IN AUSTRALIA we talk of the ‘tall poppy syndrome’: the tendency to disparage people who have the gall to do better than the rest of us.
Some other countries have similar practices. In Scandinavia it is known as ‘jante’.
It begins early in life. As kids we used to play a game called ‘king of the castle (and you’re the dirty rascal)’. This involved finding a high point, like the top of the monkey bars in the playground, and fighting each other to reach and stay there for as long as possible.
In Papua New Guinea the tall poppy syndrome manifests itself in the modern aberration of the traditional bigman. When someone attains the status of bigman the name of the game is to bring him down.
In Australia the tallest poppy in the land is the prime minister. A great deal of political effort is put into demolishing him.
The psychology behind the syndrome is not too hard to follow. It is all about jealousy and aspiration. We may not even disagree with what the tall poppy stands for, we just want to take his place.
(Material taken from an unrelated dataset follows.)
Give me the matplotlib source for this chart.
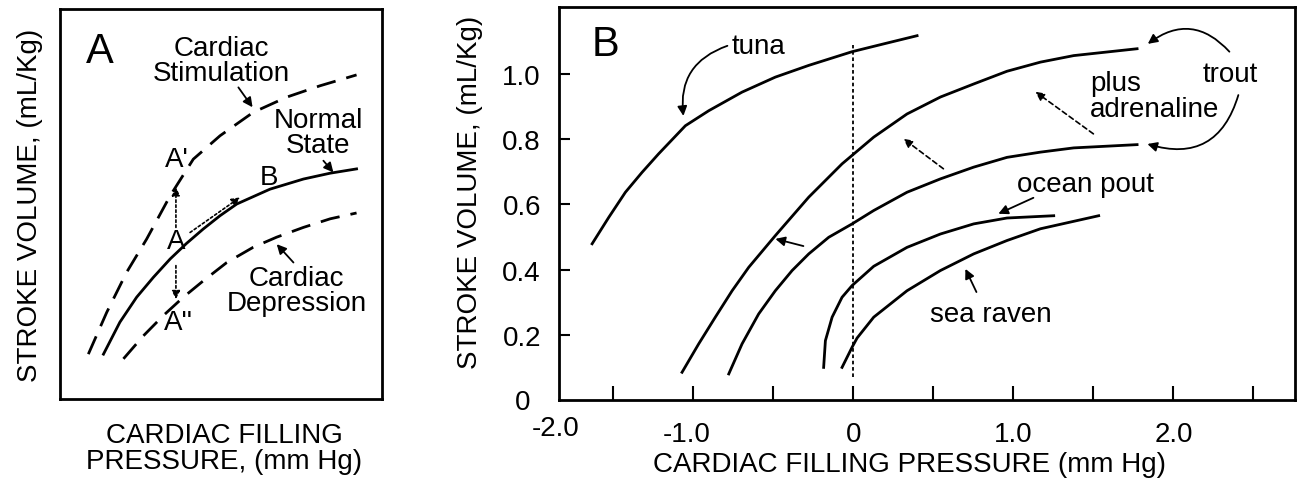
import matplotlib
matplotlib.use('Agg')
import matplotlib.pyplot as plt
import matplotlib.transforms as mtransforms
import numpy as np

plt.rcParams['font.family'] = ['Liberation Sans', 'DejaVu Sans']
FS = 20

# ---- panel A (arbitrary units, 0-10) ----
stim_x = [0.88, 1.45, 2.07, 2.69, 3.42, 4.14, 4.97, 6.00, 7.04, 8.07, 9.21]
stim_y = [1.15, 2.22, 3.25, 4.10, 5.21, 6.15, 6.75, 7.35, 7.74, 8.03, 8.31]
norm_x = [1.35, 1.86, 2.38, 2.90, 3.42, 3.93, 4.45, 4.97, 5.49, 6.52, 7.56, 8.39, 9.21]
norm_y = [1.15, 1.97, 2.61, 3.12, 3.59, 3.99, 4.36, 4.70, 5.00, 5.38, 5.64, 5.79, 5.90]
depr_x = [1.97, 2.59, 3.21, 3.83, 4.45, 5.18, 6.00, 6.73, 7.56, 8.39, 9.21]
depr_y = [1.03, 1.62, 2.14, 2.61, 3.03, 3.50, 3.89, 4.15, 4.40, 4.62, 4.77]

# ---- panel B (mm Hg, mL/Kg) ----
tuna_x = [-1.633, -1.529, -1.425, -1.321, -1.217, -1.05, -0.904, -0.696, -0.488,
	-0.279, -0.008, 0.19, 0.398]
tuna_y = [0.479, 0.560, 0.637, 0.698, 0.755, 0.841, 0.887, 0.944, 0.990,
	1.026, 1.068, 1.092, 1.117]
trout_adr_x = [-1.071, -0.967, -0.863, -0.758, -0.654, -0.488, -0.279, -0.071, 0.127,
	0.335, 0.544, 0.752, 0.96, 1.169, 1.377, 1.773]
trout_adr_y = [0.085, 0.172, 0.254, 0.335, 0.407, 0.504, 0.622, 0.724, 0.806,
	0.877, 0.929, 0.969, 1.008, 1.036, 1.056, 1.077]
trout_x = [-0.779, -0.696, -0.592, -0.488, -0.383, -0.279, -0.154, -0.008, 0.127,
	0.335, 0.544, 0.752, 0.96, 1.169, 1.377, 1.773]
trout_y = [0.080, 0.172, 0.264, 0.335, 0.397, 0.448, 0.499, 0.540, 0.581,
	0.637, 0.678, 0.714, 0.744, 0.760, 0.773, 0.783]
pout_x = [-0.186, -0.175, -0.133, -0.071, -0.008, 0.127, 0.335, 0.544,
	0.752, 0.96, 1.252]
pout_y = [0.100, 0.182, 0.254, 0.315, 0.351, 0.410, 0.468, 0.509,
	0.540, 0.558, 0.565]
raven_x = [-0.071, -0.008, 0.023, 0.127, 0.335, 0.544, 0.752, 0.96,
	1.169, 1.533]
raven_y = [0.100, 0.162, 0.190, 0.254, 0.335, 0.397, 0.448, 0.489,
	0.525, 0.565]

xticks_b = [-1.5, -1.0, -0.5, 0.0, 0.5, 1.0, 1.5, 2.0, 2.5]
xticklabels_b = ['', '-1.0', '', '0', '', '1.0', '', '2.0', '']
yticks_b = [0.2, 0.4, 0.6, 0.8, 1.0]
yticklabels_b = ['0.2', '0.4', '0.6', '0.8', '1.0']

fig = plt.figure(figsize=(12.98, 4.85), dpi=100)

# ================= panel A =================
axa = fig.add_axes([60/1298, 85/485, 322/1298, 390/485])
axa.set_xlim(0, 10)
axa.set_ylim(0, 10)
axa.set_xticks([])
axa.set_yticks([])
for s in axa.spines.values():
	s.set_linewidth(2)

dash = (0, (7, 4))
axa.plot(stim_x, stim_y, color='black', lw=2, linestyle=dash)
axa.plot(norm_x, norm_y, color='black', lw=2)
axa.plot(depr_x, depr_y, color='black', lw=2, linestyle=dash)

axa.text(1.24, 8.93, 'A', fontsize=30, ha='center', va='center')
axa.text(5.02, 8.67, 'Cardiac\nStimulation', fontsize=FS, ha='center', va='center', linespacing=0.95)
axa.text(8.02, 6.84, 'Normal\nState', fontsize=FS, ha='center', va='center', linespacing=0.95)
axa.text(7.35, 2.78, 'Cardiac\nDepression', fontsize=FS, ha='center', va='center', linespacing=0.95)
axa.text(3.62, 6.15, "A'", fontsize=FS, ha='center', va='center')
axa.text(6.50, 5.68, 'B', fontsize=FS, ha='center', va='center')
axa.text(3.60, 4.06, 'A', fontsize=FS, ha='center', va='center')
axa.text(3.67, 1.97, "A''", fontsize=FS, ha='center', va='center')

solid = dict(arrowstyle='-|>', color='black', lw=1.3, mutation_scale=14, shrinkA=0, shrinkB=0)
dotted = dict(arrowstyle='-|>', color='black', lw=1.2, linestyle=(0, (1.5, 1.5)), mutation_scale=12, shrinkA=0, shrinkB=0)
axa.annotate('', xy=(5.98, 7.48), xytext=(5.54, 7.99), arrowprops=solid)
axa.annotate('', xy=(8.49, 5.81), xytext=(8.18, 6.11), arrowprops=solid)
axa.annotate('', xy=(6.73, 3.97), xytext=(7.25, 3.50), arrowprops=solid)
axa.annotate('', xy=(3.60, 5.43), xytext=(3.60, 4.40), arrowprops=dotted)
axa.annotate('', xy=(3.60, 2.56), xytext=(3.60, 3.42), arrowprops=dotted)
axa.annotate('', xy=(5.59, 5.17), xytext=(4.04, 4.27), arrowprops=dotted)

axa.text(-0.093, 0.5, 'STROKE VOLUME, (mL/Kg)', fontsize=FS, rotation=90,
	ha='center', va='center', transform=axa.transAxes)
axa.text(0.51, -0.126, 'CARDIAC FILLING\nPRESSURE, (mm Hg)', fontsize=FS,
	ha='center', va='center', transform=axa.transAxes, linespacing=1.0)

# ================= panel B =================
axb = fig.add_axes([559/1298, 84/485, 736/1298, 393/485])
axb.set_xlim(-1.84, 2.76)
axb.set_ylim(0, 1.205)
for s in axb.spines.values():
	s.set_linewidth(2)

axb.plot(tuna_x, tuna_y, color='black', lw=2)
axb.plot(trout_adr_x, trout_adr_y, color='black', lw=2)
axb.plot(trout_x, trout_y, color='black', lw=2)
axb.plot(pout_x, pout_y, color='black', lw=2)
axb.plot(raven_x, raven_y, color='black', lw=2)
axb.plot([0, 0], [0.07, 1.087], color='black', lw=1.3, linestyle=(0, (2, 1.5)))

axb.set_xticks(xticks_b)
axb.set_xticklabels(xticklabels_b)
axb.set_yticks(yticks_b)
axb.set_yticklabels(yticklabels_b)
axb.tick_params(axis='x', direction='in', length=10, width=1.5, labelsize=FS, pad=15)
axb.tick_params(axis='y', direction='in', length=8, width=1.5, labelsize=FS, pad=13)
shift = mtransforms.ScaledTranslation(-7/100, 0, fig.dpi_scale_trans)
for lab in axb.get_xticklabels():
	if lab.get_text().startswith('-'):
		lab.set_transform(lab.get_transform() + shift)

# corner labels
axb.text(-0.005, -0.07, '-2.0', fontsize=FS, ha='center', va='center', transform=axb.transAxes)
axb.text(-0.05, -0.005, '0', fontsize=FS, ha='center', va='center', transform=axb.transAxes)

axb.text(-1.55, 1.092, 'B', fontsize=30, ha='center', va='center')
axb.text(-0.594, 1.086, 'tuna', fontsize=FS, ha='center', va='center')
axb.text(2.356, 1.0, 'trout', fontsize=FS, ha='center', va='center')
axb.text(1.48, 0.972, 'plus', fontsize=FS, ha='left', va='center')
axb.text(1.48, 0.893, 'adrenaline', fontsize=FS, ha='left', va='center')
axb.text(1.45, 0.663, 'ocean pout', fontsize=FS, ha='center', va='center')
axb.text(0.856, 0.264, 'sea raven', fontsize=FS, ha='center', va='center')

curved = dict(arrowstyle='-|>', color='black', lw=1.3, mutation_scale=14, shrinkA=0, shrinkB=0)
axb.annotate('', xy=(-1.0625, 0.871), xytext=(-0.7875, 1.086),
	arrowprops=dict(curved, connectionstyle='arc3,rad=0.4'))
axb.annotate('', xy=(1.84, 1.092), xytext=(2.35, 1.068),
	arrowprops=dict(curved, connectionstyle='arc3,rad=0.45'))
axb.annotate('', xy=(1.8375, 0.785), xytext=(2.406, 0.935),
	arrowprops=dict(curved, connectionstyle='arc3,rad=-0.5'))
axb.annotate('', xy=(-0.4875, 0.494), xytext=(-0.3125, 0.472), arrowprops=solid)
axb.annotate('', xy=(0.906, 0.571), xytext=(1.125, 0.62), arrowprops=solid)
axb.annotate('', xy=(0.7, 0.402), xytext=(0.769, 0.331), arrowprops=solid)
dashed = dict(arrowstyle='-|>', color='black', lw=1.2, linestyle=(0, (3, 2)), mutation_scale=13, shrinkA=0, shrinkB=0)
axb.annotate('', xy=(1.1375, 0.945), xytext=(1.5, 0.816), arrowprops=dashed)
axb.annotate('', xy=(0.3125, 0.801), xytext=(0.5625, 0.709), arrowprops=dashed)

axb.text(-0.121, 0.53, 'STROKE VOLUME, (mL/Kg)', fontsize=FS, rotation=90,
	ha='center', va='center', transform=axb.transAxes)
axb.text(0.476, -0.163, 'CARDIAC FILLING PRESSURE (mm Hg)', fontsize=FS,
	ha='center', va='center', transform=axb.transAxes)

fig.savefig('out.png', dpi=100)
Tall poppies are quick to recognise when people are after their heads and their respond by battening down and hanging on for dear life, just like the kid at the top of the monkey bars.
However, while the tall poppy stays upright they tend to colour all that goes on around them.
In Australia we even anthropomorphise the place where the tall poppy operates. In business it is ‘head office’. In our politics it is Canberra.
Most often Canberra is used as a pejorative to encompass everything that is wrong with our country. It is a place where the realities of everyday life are the most poorly understood.
Port Moresby has a similar status in the minds of many Papua New Guineans. It hangs like a boil on the underbelly of the country causing most of the pain that people feel and suffer.
Port Moresby and Canberra are places that aren’t really part of the country in which they exist. Strange people who are different to the rest of us live there.
When you stand back to analyse this it is easy to see what is going on. These tall poppies and bigmen, with their nefarious goings on, poison both the image of their position and the place where they practise it.
In most cases only some of us will dislike our tall poppies. This is okay because it is counterbalanced by those who like them. It becomes a problem when most of us dislike them.
Peter O’Neill currently represents, rightly or wrongly, everything that is rotten in Papua New Guinea, including greed, corruption and nepotism. He is seen to have poisoned not only the perception of himself but of Port Moresby too.
Whether this is true or not has yet to be proven but he has, through his intransigence, irrevocably damaged himself and his office. He has tarnished the brand.
People know this; they can recognise desperation and they are manoeuvring for the kill. The sensible thing for him to do now would be to hitch up his wagon and leave town as quick as he can.
If he doesn’t do that there is a real danger that he will bring everything crashing down around him. In this sense he has the future of his country in his hands.
Beyond that the danger lies in Papua New Guinea simply repeating the experience over and over again as more tall poppies reach for their moment in the sun.